Psychology Today x chromosome
In the early 1980s I met and began an unofficial training with Anna Freud—Sigmund Freud's youngest daughter, and his only child to follow him into psychoanalysis. I was a young social scientist who had been carrying out a self-analysis for some years.
Anna Freud's couch was a daybed on which I lay, with her seated in a chair at its head. On one or two occasions I couldn't help but think that the voice I heard coming from her chair was in fact that of her father, speaking to me from beyond the grave.
I can even recall her exact words in one case. I had been free-associating about my attempt to analyze myself when Anna Freud remarked, "In your self-analysis you sank a deep but narrow shaft into your unconscious. Here we clear the whole area, layer by layer." This produced a spine-tingling reaction in me, and I surprised Miss Freud (as I called her) by stating that her remark reminded me of her father, because he was particularly fond of archaeological metaphors in his published writings. Most people would simply attribute her statement to the influence of her father's writing on her own choice of words. Thirty years ago, I would probably have said the same. But today, having spent decades researching the links between genetics and psychology, I can offer a different hypothesis, one that goes to the core of all we now know about the inheritance and expression of genes in the brain.
The Royal X
Everyone inherits 23 chromosomes from each parent, 46 in all, making 23 matched pairs—with one exception. One pair comprises the chromosomes that determine sex.

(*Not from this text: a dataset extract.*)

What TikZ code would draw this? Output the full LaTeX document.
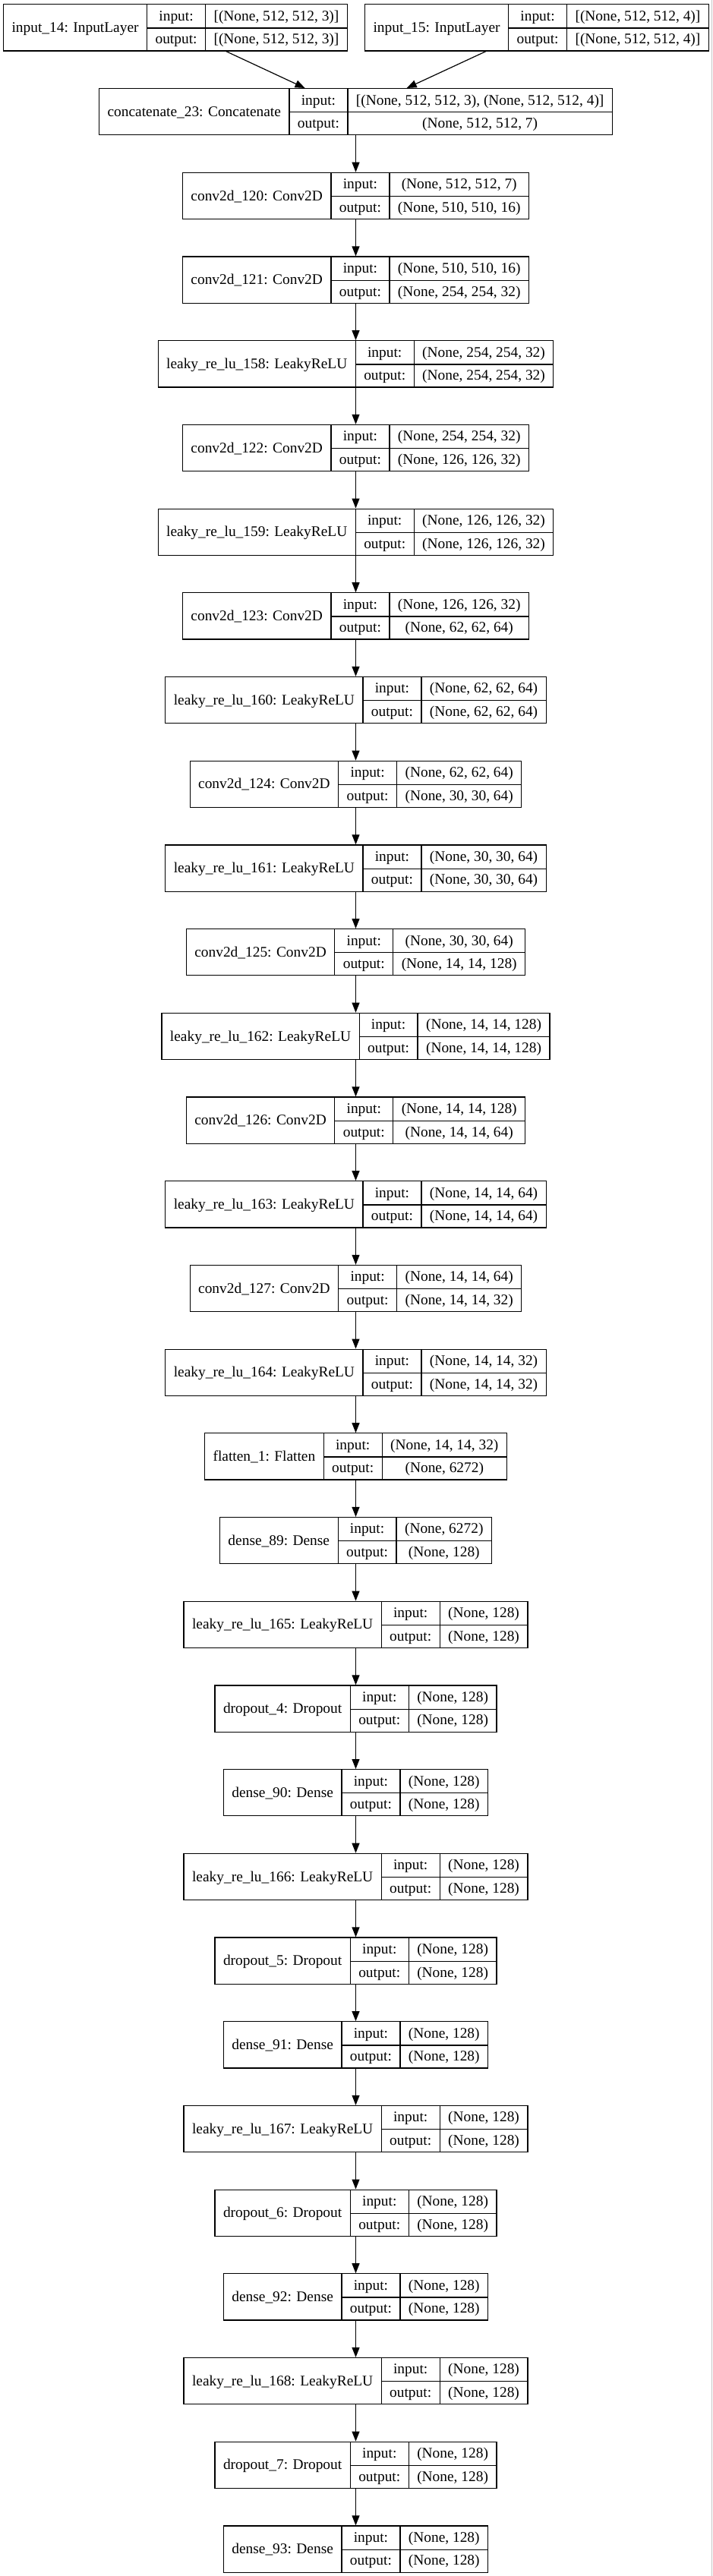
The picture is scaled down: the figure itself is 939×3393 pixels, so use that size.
\documentclass[tikz,border=0pt]{standalone}
\usepackage{fontspec}
\setmainfont{Liberation Serif}
\usepackage{tikz}
\usetikzlibrary{positioning,arrows.meta}
\setlength{\tabcolsep}{11pt}
\setlength{\arrayrulewidth}{1.2pt}
\newcommand{\layerbox}[3]{%
  \begin{tabular}{c|c|c}
    \raisebox{-15.3pt}[0pt][0pt]{#1} & input: & #2\\ \cline{2-3}
    & output: & #3
  \end{tabular}}
\tikzstyle{layer} = [draw, line width=1.2pt, inner sep=0pt, fill=white, font=\fontsize{19.4}{30.6}\selectfont]
\tikzstyle{flow} = [-{Triangle[length=13pt,width=10pt]}, line width=1.2pt]

\begin{document}
\begin{tikzpicture}[x=1pt, y=-1pt]
    \useasboundingbox (0,0) rectangle (939,3393);
    \draw[gray!45, line width=1pt] (937.5,0) -- (937.5,3393);
    % inputs
    \node[layer] (in14) at (231, 36.5) {\layerbox{input\_14: InputLayer}{[(None, 512, 512, 3)]}{[(None, 512, 512, 3)]}};
    \node[layer] (in15) at (707, 36.5) {\layerbox{input\_15: InputLayer}{[(None, 512, 512, 4)]}{[(None, 512, 512, 4)]}};
    \node[layer] (concat) at (468.5, 147.2) {\layerbox{concatenate\_23: Concatenate}{[(None, 512, 512, 3), (None, 512, 512, 4)]}{(None, 512, 512, 7)}};
    % conv part
    \node[layer] (conv120) at (468.5, 257.9) {\layerbox{conv2d\_120: Conv2D}{(None, 512, 512, 7)}{(None, 510, 510, 16)}};
    \node[layer] (conv121) at (468.5, 368.6) {\layerbox{conv2d\_121: Conv2D}{(None, 510, 510, 16)}{(None, 254, 254, 32)}};
    \node[layer] (lrelu158) at (468.5, 479.3) {\layerbox{leaky\_re\_lu\_158: LeakyReLU}{(None, 254, 254, 32)}{(None, 254, 254, 32)}};
    \node[layer] (conv122) at (468.5, 590.0) {\layerbox{conv2d\_122: Conv2D}{(None, 254, 254, 32)}{(None, 126, 126, 32)}};
    \node[layer] (lrelu159) at (468.5, 700.7) {\layerbox{leaky\_re\_lu\_159: LeakyReLU}{(None, 126, 126, 32)}{(None, 126, 126, 32)}};
    \node[layer] (conv123) at (468.5, 811.4) {\layerbox{conv2d\_123: Conv2D}{(None, 126, 126, 32)}{(None, 62, 62, 64)}};
    \node[layer] (lrelu160) at (468.5, 922.1) {\layerbox{leaky\_re\_lu\_160: LeakyReLU}{(None, 62, 62, 64)}{(None, 62, 62, 64)}};
    \node[layer] (conv124) at (468.5, 1032.8) {\layerbox{conv2d\_124: Conv2D}{(None, 62, 62, 64)}{(None, 30, 30, 64)}};
    \node[layer] (lrelu161) at (468.5, 1143.5) {\layerbox{leaky\_re\_lu\_161: LeakyReLU}{(None, 30, 30, 64)}{(None, 30, 30, 64)}};
    \node[layer] (conv125) at (468.5, 1254.2) {\layerbox{conv2d\_125: Conv2D}{(None, 30, 30, 64)}{(None, 14, 14, 128)}};
    \node[layer] (lrelu162) at (468.5, 1364.9) {\layerbox{leaky\_re\_lu\_162: LeakyReLU}{(None, 14, 14, 128)}{(None, 14, 14, 128)}};
    \node[layer] (conv126) at (468.5, 1475.6) {\layerbox{conv2d\_126: Conv2D}{(None, 14, 14, 128)}{(None, 14, 14, 64)}};
    \node[layer] (lrelu163) at (468.5, 1586.3) {\layerbox{leaky\_re\_lu\_163: LeakyReLU}{(None, 14, 14, 64)}{(None, 14, 14, 64)}};
    \node[layer] (conv127) at (468.5, 1697.0) {\layerbox{conv2d\_127: Conv2D}{(None, 14, 14, 64)}{(None, 14, 14, 32)}};
    \node[layer] (lrelu164) at (468.5, 1807.7) {\layerbox{leaky\_re\_lu\_164: LeakyReLU}{(None, 14, 14, 32)}{(None, 14, 14, 32)}};
    % dense part
    \node[layer] (flat1) at (468.5, 1918.4) {\layerbox{flatten\_1: Flatten}{(None, 14, 14, 32)}{(None, 6272)}};
    \node[layer] (dense89) at (468.5, 2029.1) {\layerbox{dense\_89: Dense}{(None, 6272)}{(None, 128)}};
    \node[layer] (lrelu165) at (468.5, 2139.8) {\layerbox{leaky\_re\_lu\_165: LeakyReLU}{(None, 128)}{(None, 128)}};
    \node[layer] (drop4) at (468.5, 2250.5) {\layerbox{dropout\_4: Dropout}{(None, 128)}{(None, 128)}};
    \node[layer] (dense90) at (468.5, 2361.2) {\layerbox{dense\_90: Dense}{(None, 128)}{(None, 128)}};
    \node[layer] (lrelu166) at (468.5, 2471.9) {\layerbox{leaky\_re\_lu\_166: LeakyReLU}{(None, 128)}{(None, 128)}};
    \node[layer] (drop5) at (468.5, 2582.6) {\layerbox{dropout\_5: Dropout}{(None, 128)}{(None, 128)}};
    \node[layer] (dense91) at (468.5, 2693.3) {\layerbox{dense\_91: Dense}{(None, 128)}{(None, 128)}};
    \node[layer] (lrelu167) at (468.5, 2804.0) {\layerbox{leaky\_re\_lu\_167: LeakyReLU}{(None, 128)}{(None, 128)}};
    \node[layer] (drop6) at (468.5, 2914.7) {\layerbox{dropout\_6: Dropout}{(None, 128)}{(None, 128)}};
    \node[layer] (dense92) at (468.5, 3025.4) {\layerbox{dense\_92: Dense}{(None, 128)}{(None, 128)}};
    \node[layer] (lrelu168) at (468.5, 3136.1) {\layerbox{leaky\_re\_lu\_168: LeakyReLU}{(None, 128)}{(None, 128)}};
    \node[layer] (drop7) at (468.5, 3246.8) {\layerbox{dropout\_7: Dropout}{(None, 128)}{(None, 128)}};
    \node[layer] (dense93) at (468.5, 3357.5) {\layerbox{dense\_93: Dense}{(None, 128)}{(None, 128)}};
    % edges
    \draw[flow] (in14) -- (concat);
    \draw[flow] (in15) -- (concat);
    \draw[flow] (concat) -- (conv120);
    \draw[flow] (conv120) -- (conv121);
    \draw[flow] (conv121) -- (lrelu158);
    \draw[flow] (lrelu158) -- (conv122);
    \draw[flow] (conv122) -- (lrelu159);
    \draw[flow] (lrelu159) -- (conv123);
    \draw[flow] (conv123) -- (lrelu160);
    \draw[flow] (lrelu160) -- (conv124);
    \draw[flow] (conv124) -- (lrelu161);
    \draw[flow] (lrelu161) -- (conv125);
    \draw[flow] (conv125) -- (lrelu162);
    \draw[flow] (lrelu162) -- (conv126);
    \draw[flow] (conv126) -- (lrelu163);
    \draw[flow] (lrelu163) -- (conv127);
    \draw[flow] (conv127) -- (lrelu164);
    \draw[flow] (lrelu164) -- (flat1);
    \draw[flow] (flat1) -- (dense89);
    \draw[flow] (dense89) -- (lrelu165);
    \draw[flow] (lrelu165) -- (drop4);
    \draw[flow] (drop4) -- (dense90);
    \draw[flow] (dense90) -- (lrelu166);
    \draw[flow] (lrelu166) -- (drop5);
    \draw[flow] (drop5) -- (dense91);
    \draw[flow] (dense91) -- (lrelu167);
    \draw[flow] (lrelu167) -- (drop6);
    \draw[flow] (drop6) -- (dense92);
    \draw[flow] (dense92) -- (lrelu168);
    \draw[flow] (lrelu168) -- (drop7);
    \draw[flow] (drop7) -- (dense93);
\end{tikzpicture}
\end{document}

Female mammals get an X chromosome from each parent, but males receive an X from their mother and a Y sex chromosome from their father.
The X chromosome a woman inherits from her mother is, like any other chromosome, a random mix of genes from both of her mother's Xs, and so does not correspond as a whole with either of her mother's X chromosomes. By contrast, the X a woman inherits from her father is his one and only X chromosome, complete and undiluted. This means that a father is twice as closely related to his daughter via his X chromosome genes as is her mother. To put it another way: Any X gene in a mother has a 50/50 chance of being inherited by her daughter, but every X gene in a father is certain to be passed on to a daughter.